For the mandible approach (Figure 8), we extended the submandibular wound, with careful subplatysmal dissection to avoid the injury of the mandibular branch of the facial nerve. Because of the small size of the mandible and the impossibility of intermaxillary fixation (with cerclage or screws due to the immature mandible), the right dental occlusion (interincisive line) was maintained in position by the hands of the assistant. Only an L-shaped titanium six-hole miniplate that used 1.5-mm bicortical screws at the basal side of the mandible was used to avoid dental germs.

Postoperatively, antibiotics and corticoids were used without any kind of complication. One week later the patient was discharged. In the followings exams, the patient reached a good dental occlusion and aperture and normal zygomatic projection. X-rays showed the hardware in the correct position (Figure 9 and Figure 10). Our department does not use 3-D computed tomography with children unless it is strictly necessary (radioprotection policies). The soft tissue reconstruction healed correctly without functional impairment.

Discussion

The actual incidence of facial fractures related to dog attacks is currently unknown. The majority of the reviews documented no maxillofacial fractures in cases of facial dog-bite injuries [8,9,10]. Tu et al reported facial fractures in fewer than 5% of dog bites [1]. In our review, we found that in cases of facial fractures, the most frequent sites were the orbital, nasal, and maxillary bones. We found four reports of mandible fractures and no reports for the combination of zygomatic and mandible fractures like this case [4,5,6,7].

The biomechanics and the physiopathology of these kinds of mandible fractures are one of the main points of discussion. The compression force applied in the vertical vector rests on two points: zygoma and mandible angle. The applied force was ~100 kg calculated by the dog breed and age (Figure 1) [11]. This force destroyed the zygomatic toehold with its down displacement and at the same time produced a rare kind of mandible fracture line [12,13,14,15], characterized by a split of the inner from the external cortical to the sigmoid notch direction, resulting in a posterior fragment with the condyle and an anterior fragment attached to the dental arch [16].

Our opinion is that the dog tooth produced this fracture plane within the two corticals, and the elasticity of the young mandible contributed to this type of fracture, similar to the “greenstick” fracture that occurs in long bones [15].

Dog-bite wounds are often left open for some days because of their reputation for infection if primarily closed. Like other authors [16], our experience shows that open-wound dog bites could be safety closed primarily without increased incidence of infection if you clean wounds properly and use adequate antibiotic therapy.

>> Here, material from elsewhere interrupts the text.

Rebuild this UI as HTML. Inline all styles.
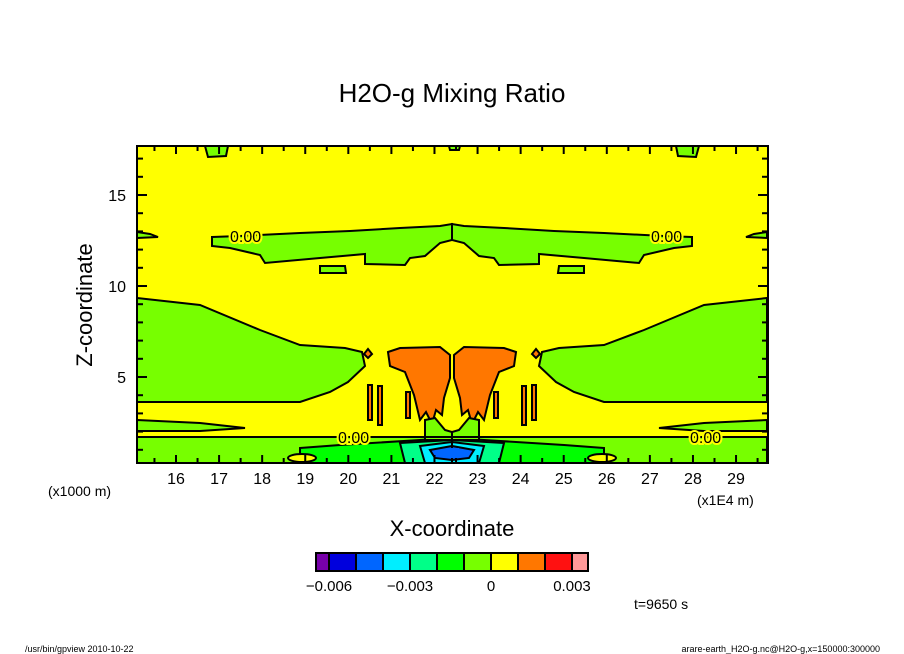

On one hand, it is also interesting to discuss the use of titanium miniplates versus resorbable miniplates (polylactic acid, polyglycolic acid, and polydioxanone) often used in children [17,18,19,20]. Even though we have no wide experience with resorbable materials, we consider that mandible fractures always have to be treated with titanium because it gave us more biomechanical safety in this clinical case.

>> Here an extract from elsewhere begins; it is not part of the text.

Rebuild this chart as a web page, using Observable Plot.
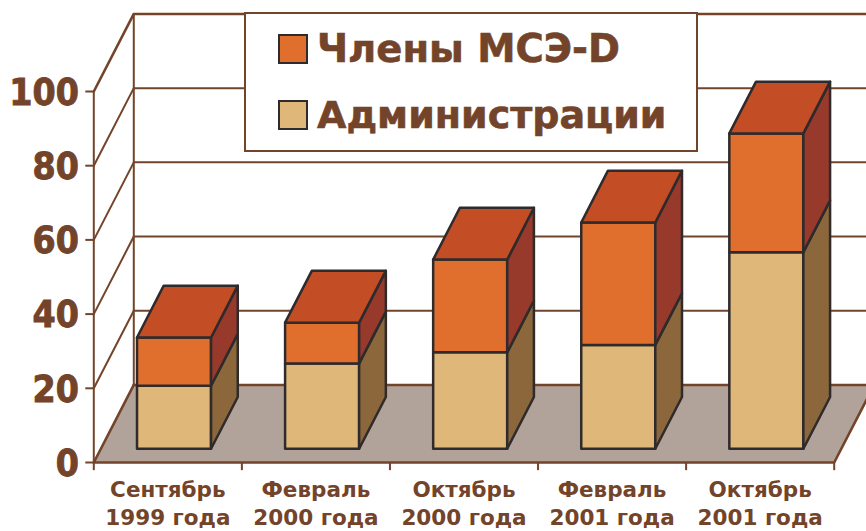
<!DOCTYPE html>
<html>
<head>
<meta charset="utf-8">
<script src="https://cdn.jsdelivr.net/npm/d3@7"></script>
<script src="https://cdn.jsdelivr.net/npm/@observablehq/plot@0.6"></script>
<style>
html,body{margin:0;padding:0;background:#fff;overflow:hidden}
#wrap{position:relative;width:866px;height:531px}
#wrap svg{display:block}
#legend{position:absolute;left:244px;top:12px;width:450px;height:136px;background:#fff;border:2px solid #73442a;
  font-family:"DejaVu Sans",sans-serif;font-weight:700;color:#73442a;-webkit-text-stroke:.6px #73442a}
.sw{position:absolute;left:32px;width:26px;height:26px;border:2px solid #2f2a2b}
.lb{position:absolute;left:71px;line-height:48px;white-space:nowrap}
g[aria-label="y-axis tick label"]{stroke:#73442a;stroke-width:.9px}
</style>
</head>
<body>
<div id="wrap"><div id="legend"></div></div>
<script>
const categories = ["Сентябрь\n1999 года","Февраль\n2000 года","Октябрь\n2000 года","Февраль\n2001 года","Октябрь\n2001 года"];
const administrations = [17,23,26,28,53];
const members = [13,11,25,33,32];
const yTicks = [0,20,40,60,80,100];
const seriesNames = ["Члены МСЭ-D","Администрации"];

const brown = "#73442a", ink = "#2f2a2b";
const floorColor = "#b1a39a";
const memberColors = {front:"#e06f2e", side:"#97392b", top:"#c34d25"};
const adminColors = {front:"#dfb779", side:"#8b673b", top:"#c34d25"};

// oblique projection, in data units: depth 1 = back wall
const depthX = 0.27, depthY = 20.9;
const project = (x, y, d) => ({x: x + d * depthX, y: y + d * depthY});
const barHalf = 0.25, barShift = -0.006, dFront = 0.177, dBack = 0.845;

const polys = [];
let pid = 0;
function poly(pts, fill){
  const id = pid++;
  [...pts, pts[0]].forEach(p => polys.push({...p, id, fill}));
}
categories.forEach((c, i) => {
  const x0 = i + 0.5 + barShift - barHalf, x1 = i + 0.5 + barShift + barHalf;
  const segs = [
    [0, administrations[i], adminColors],
    [administrations[i], administrations[i] + members[i], memberColors]
  ];
  segs.forEach(([a, b, col]) => {
    poly([project(x0,a,dFront),project(x1,a,dFront),project(x1,b,dFront),project(x0,b,dFront)], col.front);
    poly([project(x1,a,dFront),project(x1,a,dBack),project(x1,b,dBack),project(x1,b,dFront)], col.side);
  });
  const top = administrations[i] + members[i];
  poly([project(x0,top,dFront),project(x1,top,dFront),project(x1,top,dBack),project(x0,top,dBack)], memberColors.top);
});

const floor = [project(0,0,0),project(5,0,0),project(5,0,1),project(0,0,1),project(0,0,0)];
const backGrid = yTicks.slice(1,-1).map(v => [project(0,v,1), project(5,v,1)]);
const sideGrid = yTicks.slice(1,-1).map(v => [project(0,v,0), project(0,v,1)]);
const frameLines = [
  [project(0,0,0),project(0,100,0)],
  [project(0,0,1),project(0,100,1)]
];
const topLines = [[project(0,100,0),project(0,100,1),project(5,100,1)]];
const baseLines = [[project(0,0,1),project(5,0,1)],[project(0,0,1),project(0,0,0),project(5,0,0),project(5,0,1)]];
const toRows = lines => lines.flatMap((l,k) => l.map(p => ({...p,k})));

const yText = {fontFamily:'"DejaVu Sans Condensed","DejaVu Sans",sans-serif', fontWeight:700, fill:brown};
const xText = {fontFamily:'"DejaVu Sans",sans-serif', fontWeight:700, fill:brown};

const chart = Plot.plot({
  width:866, height:531,
  marginLeft:93.3, marginRight:32.3, marginTop:91, marginBottom:69,
  style:{background:"#fff", overflow:"hidden"},
  x:{domain:[0,5]},
  y:{domain:[0,100]},
  color:{type:"identity"},
  marks:[
    Plot.line(floor,{x:"x",y:"y",fill:floorColor,stroke:"none"}),
    Plot.line(toRows(backGrid),{x:"x",y:"y",z:"k",stroke:brown,strokeWidth:2}),
    Plot.line(toRows(sideGrid),{x:"x",y:"y",z:"k",stroke:brown,strokeWidth:2}),
    Plot.line(toRows(frameLines),{x:"x",y:"y",z:"k",stroke:brown,strokeWidth:2}),
    Plot.line(toRows(topLines),{x:"x",y:"y",z:"k",stroke:brown,strokeWidth:2.6}),
    Plot.line(toRows(baseLines),{x:"x",y:"y",z:"k",stroke:brown,strokeWidth:2.6}),
    Plot.ruleY(yTicks,{x1:0,x2:-0.054,stroke:brown,strokeWidth:2}),
    Plot.axisY({ticks:yTicks,tickSize:0,tickPadding:15,dy:1.5,fontSize:37,label:null,...yText}),
    Plot.ruleX(d3.range(6),{y1:0,y2:-2.2,stroke:brown,strokeWidth:2}),
    Plot.axisX({ticks:categories.map((c,i)=>i+0.5),tickSize:0,tickPadding:15,tickFormat:v=>categories[Math.floor(v)],
      fontSize:21.5,lineHeight:1.28,lineAnchor:"top",label:null,...xText}),
    Plot.line(polys,{x:"x",y:"y",z:"id",fill:"fill",stroke:ink,strokeWidth:2.5,strokeLinejoin:"round"})
  ]
});
document.getElementById("wrap").prepend(chart);

const legend = document.getElementById("legend");
[[memberColors.front,20,5,38.5],[adminColors.front,86,71,38]].forEach(([c,t,lt,fs],i)=>{
  const s=document.createElement("div");s.className="sw";s.style.top=t+"px";s.style.background=c;legend.appendChild(s);
  const l=document.createElement("div");l.className="lb";l.style.top=(lt+6)+"px";l.style.fontSize=fs+"px";l.textContent=seriesNames[i];legend.appendChild(l);
});
</script>
</body>
</html>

On the other hand, the zygomatic fracture has different biomechanics and could have been repaired with resorbable material. However, according to some authors the nonreabsorbable material would not interfere with bone growth unless it was fixated over ossification points.1,15 We decided to place miniplates at the orbital rim over some malar ossification points, knowing that our surgical plan is to remove the miniplates in 6 months. Finally, our decision to use nonreabsorbable plates is based on the economic costs and overcoming the initial learning curve for the placement of resorbable plates.